キーワード:国際第四紀学連合、チバニアン、人新世、地球環境変動

1928年に設立されたINQUA(国際第四紀学連合)は、第四紀を総合的に科学する世界で唯一の機関です。第四紀は、最も新しい地球史である今から258万年前までの期間を示します。現在の自然、環境、人類を理解する上で、また近未来の将来予測をする上で、最も重要な地質時代です。また、第四紀は人類が寒冷化や氷床拡大、海水準の変動、突発的な大気や海洋循環の変化によって、自然・生物の変化とともに進化してきた時代でもあります。第四紀におけるこれらの記録は、将来の氷床の減少や海面上昇、海洋の温暖化や酸性化、気候の不安定化、動植物の絶滅、火山や地震などの地殻変動、急激な環境変化への適応など、現在問題となっている環境問題を評価するための重要な基礎データとなります。
これらを理解するために、地質、地理、古生物、動物、植物、土壌、人類、考古、地球物理、地球化学、工学などの多岐にわたる分野から総合的に、また学際的に取り組むためにINQUAが設立され、多様な活動が取り組まれています。現在約60ケ国が加盟し、共にINQUAの活動を行なっています。
INQUAでは、現在以下の5つのコミッションが設置され、重点研究課題が遂行されています。
CMP:海岸・海洋プロセスコミッション、HABCOM:人類と生物圏コミッション、PALCOM:古気候コミッション、SACCOM:第四紀層序・年代学コミッション、TERPRO:陸域プロセスコミッション
INQUAでは、これらのコミッションを通じて、研究支援のプロジェクトを実施しており、第四紀の研究における国際的な協力や各地域における研究を促進し、知識や技術の発展や移転とともに、世界の若手研究者の育成を行なっています。INQUAの機関誌が、Quaternary Internationalになります。

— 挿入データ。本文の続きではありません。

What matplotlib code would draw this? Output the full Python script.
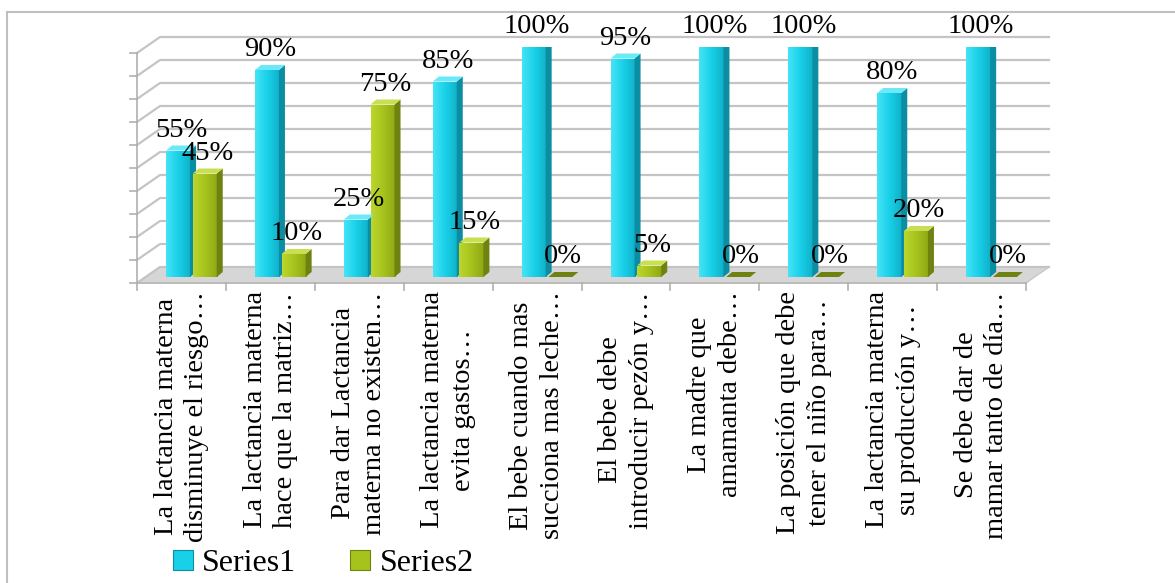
import numpy as np
import matplotlib.pyplot as plt
from matplotlib.patches import Polygon, Rectangle
from matplotlib.colors import LinearSegmentedColormap

categories = [
    'La lactancia materna\ndisminuye el riesgo…',
    'La lactancia materna\nhace que la matriz…',
    'Para dar Lactancia\nmaterna no existen…',
    'La lactancia materna\nevita gastos…',
    'El bebe cuando mas\nsucciona mas leche…',
    'El bebe debe\nintroducir pezón y…',
    'La madre que\namamanta debe…',
    'La posición que debe\ntener el niño para…',
    'La lactancia materna\nsu producción y…',
    'Se debe dar de\nmamar tanto de día…',
]
series1 = [0.55, 0.90, 0.25, 0.85, 1.00, 0.95, 1.00, 1.00, 0.80, 1.00]
series2 = [0.45, 0.10, 0.75, 0.15, 0.00, 0.05, 0.00, 0.00, 0.20, 0.00]
series_names = ['Series1', 'Series2']

W, H = 1175, 583
SERIF = ['Liberation Serif', 'DejaVu Serif']

# pixel -> data conversions for the fake 3d depth
PX_X = 1 / 88.9
PX_Y = 1 / 230.0
DDX, DDY = 6 * PX_X, 5 * PX_Y          # bar depth
BX, BY = 13.5 * PX_X, 10 * PX_Y        # back wall offset
FX, FY = -9.5 * PX_X, -6 * PX_Y        # front plane offset

styles = [
    dict(grad=['#45e4f6', '#19d0e9', '#10b0c8'], side='#0c8ea2', top='#6ae9f8'),
    dict(grad=['#bcd62c', '#a6c31d', '#8ea714'], side='#6d8210', top='#c9de50'),
]


def draw_bar(ax, x0, w, h, st):
    front = Rectangle((x0, 0), w, h, facecolor='none', edgecolor='none', zorder=4)
    ax.add_patch(front)
    cmap = LinearSegmentedColormap.from_list('g', st['grad'])
    grad = np.linspace(0, 1, 64).reshape(1, -1)
    if h > 0:
        im = ax.imshow(grad, cmap=cmap, extent=[x0, x0 + w, 0, h],
                       aspect='auto', zorder=4, interpolation='bilinear')
        im.set_clip_path(front)
        side = Polygon([(x0 + w, 0), (x0 + w, h), (x0 + w + DDX, h + DDY),
                        (x0 + w + DDX, DDY)], closed=True,
                       facecolor=st['side'], edgecolor='none', zorder=4)
        ax.add_patch(side)
    top = Polygon([(x0, h), (x0 + w, h), (x0 + w + DDX, h + DDY), (x0 + DDX, h + DDY)],
                  closed=True, facecolor=st['top'] if h > 0 else st['side'],
                  edgecolor='none', zorder=5)
    ax.add_patch(top)


def main():
    fig = plt.figure(figsize=(W / 100, H / 100), dpi=100)
    ax = fig.add_axes([146.5 / W, (H - 277) / H, 889 / W, 230 / H])
    ax.set_xlim(-0.5, 9.5)
    ax.set_ylim(0, 1)
    ax.set_autoscale_on(False)
    ax.axis('off')

    left, right = -0.5, 9.5
    # floor
    floor = Polygon([(left + FX, FY), (right + FX, FY), (right + BX, BY), (left + BX, BY)],
                    closed=True, facecolor='#d6d6d6', edgecolor='#c8c8c8', lw=1,
                    zorder=1, clip_on=False)
    ax.add_patch(floor)
    # back wall gridlines with the slanted left side
    for k in range(11):
        y = k / 10
        ax.plot([left + FX, left + BX, right + BX], [y + FY, y + BY, y + BY],
                color='#c4c4c4', lw=1.6, zorder=2, clip_on=False)
        ax.plot([left + FX - 7 * PX_X, left + FX], [y + FY, y + FY],
                color='#b0b0b0', lw=1.2, zorder=2, clip_on=False)
    ax.plot([left + FX, left + FX], [FY, 1 + FY], color='#b0b0b0', lw=1.2,
            zorder=2, clip_on=False)
    # front floor edge and category ticks
    ax.plot([left + FX, right + FX], [FY, FY], color='#b8b8b8', lw=1.2,
            zorder=2, clip_on=False)
    for i in range(len(categories) + 1):
        xb = i - 0.5 + FX
        ax.plot([xb, xb], [FY, FY - 7 * PX_Y], color='#b0b0b0', lw=1.2,
                zorder=2, clip_on=False)

    w = 0.27
    for s, vals in enumerate([series1, series2]):
        for i, v in enumerate(vals):
            x0 = i - 0.28 if s == 0 else i + 0.02
            draw_bar(ax, x0, w, v, styles[s])
            ax.annotate(f'{round(v * 100)}%', (x0 + w / 2 + DDX / 2, v + DDY),
                        xytext=(0, 2), textcoords='offset points',
                        ha='center', va='bottom', fontsize=20.5, family=SERIF,
                        zorder=6, annotation_clip=False)

    for i, lab in enumerate(categories):
        ax.annotate(lab, (i + FX, FY), xytext=(0, -6), textcoords='offset points',
                    rotation=90, ha='center', va='top', multialignment='center',
                    fontsize=20.5, family=SERIF, linespacing=1.3,
                    annotation_clip=False)

    handles = [Rectangle((0, 0), 1, 1, facecolor=styles[s]['grad'][1],
                         edgecolor=styles[s]['side'], lw=0.8) for s in range(2)]
    fig.legend(handles, series_names, loc='lower left',
               bbox_to_anchor=(144 / W, -24 / H), ncol=2, frameon=False,
               prop={'family': SERIF, 'size': 23}, handlelength=0.62,
               handleheight=0.62, handletextpad=0.3, columnspacing=1.7)

    border = Rectangle((7 / W, -0.05), 1.2, 1.05 - 12 / H, transform=fig.transFigure,
                       facecolor='none', edgecolor='#c0c0c0', lw=1.5)
    fig.add_artist(border)

    fig.savefig('out.png', dpi=100)


if __name__ == '__main__':
    main()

また、INQUAは国際学術会議(ISC)の正式メンバーで、他の地球科学のユニオンとともに、ISCの中でGeoUnionを構成しています。
日本では、1955年に日本学術会議に地質学研連第四紀小委員会が設置され、後に第四紀研究連絡委員会となり、地質科学総合研連第四紀学専門委員会、地球惑星科学委員会INQUA分科会を経て、現在はINQUA小委員会としてINQUAに対応してきています。1957年以降、毎回INQUA大会に代表を派遣し、INQUA副会長職やコミッション委員長などを歴任してきています。これまでに20回の大会が実施され、第19回大会は2015年に名古屋において、日本学術会議の共催で、また天皇皇后両陛下のご隣席の下、行われています。
第四紀は、更新世と完新世に分けられ、更新世は前期、中期と後期に分かれます。昨年、中期更新世がチバニアンと国際的に命名されました。日本における第四紀研究の最も大きな貢献と言えるかと思います。INQUAが取り組む、人類の現在や未来に関わる地球規模の課題に対して、INQUAに参加し、貢献することは日本学術会議の大きな責務の一つです。